Hatch countered, however, that currently the MTA owns the Hudson Railyards, and he said, “Those could be sold and developed for millions of dollars.”
International Argument
David Oats and his group the Queens Olympic Committee are taking the borough’s fight overseas, sending a letter to the International Olympic Committee and sending a member of the committee to Switzerland to present the Queens case in person.
He said, “The IOC has made very strong ground rules on cutting down costs and complexity of Olympic bids... The West Side Stadium is just a boondoggle of a scale that is almost of unimaginable. Billions of billions of dollars. The West Side does not want it. They have made that very clear. Every single elected official of that area has come out against it.”

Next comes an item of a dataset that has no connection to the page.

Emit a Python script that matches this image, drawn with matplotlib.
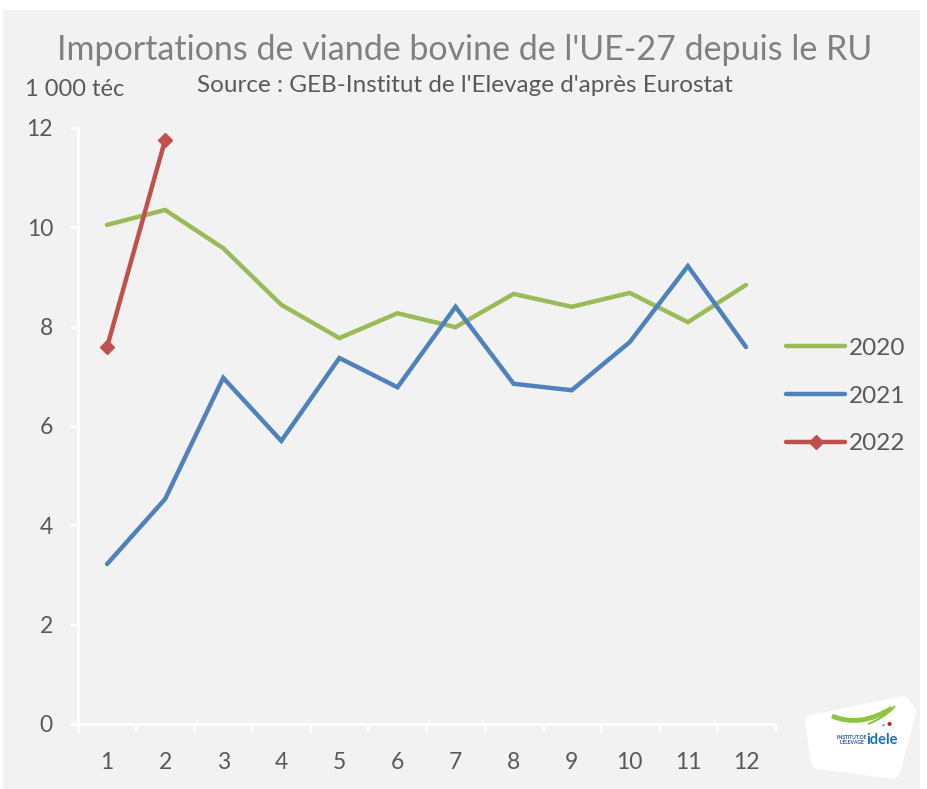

He added, “We don’t want to hurt the New York bid. But they’re killing their own dream. This plan will die in the end because they have made it too big, too expensive, too complex.”
He said, “I didn’t want to have to bring our argument overseas. I don’t want to do anything that will hurt the bid. But Doctoroff has been dismissive with me and arrogant with me. We have to have our point heard and this is how we’re doing it.”
As for what the Olympics will bring to Queens, Oats said it will bring prestige and the same excitement that surrounded the borough for the 1939 and 1964 World’s Fairs.
In terms of economic development, Oats, said, “I’m not saying it’s going to bring nirvana to Queens, but it will bring economic benefit to the city as a whole. First of all, you get rid of the eyesore at Willets Point. That connects downtown Flushing and you can develop all the way down to the Flushing river.”
Bringing The Olympics To New York City
Hatch said the trend in choosing cities to host the Olympics has been towards low-cost cities. He said, “The International Olympic Committee wants to bring the Olympics to developing nations, and to do so, the pricetags cannot be too high.”
Currently, New York City is poised to make the final cut for cities bidding for the Olympics, set to take place on May 18. That cut only looks at the cities themselves, and narrows down the field to cities that actually have the ability to host a world-class event.
That will leave New York in competition with either five or six cities – Paris, Madrid, Moscow, London and possibly Rio de Janeiro.
In his responses to the Tribune, Doctoroff described the $1.4 billion stadium as a “spectacular venue for the opening and closing ceremonies.” This vision of the Olympic flame sharing the skyline with the Empire State Building has motivated Doctoroff for years, even before he joined the Bloomberg administration.
‘The Best Alternative’
A memo written last October by NYC2012 official Christopher Glaisek and circulated to Doctoroff found that “[t]he best alternative to the Hudson Yards Olympic stadium is the Shea Stadium/Willets Point vicinity.”
The memo, which became public last year, is proof, according to Hatch, that proposals for the Olympics are still open, and that Queens could still be considered.
Hatch remains optimistic that opposition to the West Side stadium will eventually defeat the movement, especially when alternative locations in Queens are introduced to the public.
The IOC will choose its city in June of 2005, and when it does, Hatch said the city will still have seven years to change its plans to Queens.
In the aftermath, when the Jets are able to choose between building a new stadium in either the New Jersey Meadowlands or Queens, “I think they’ll make the obvious choice.”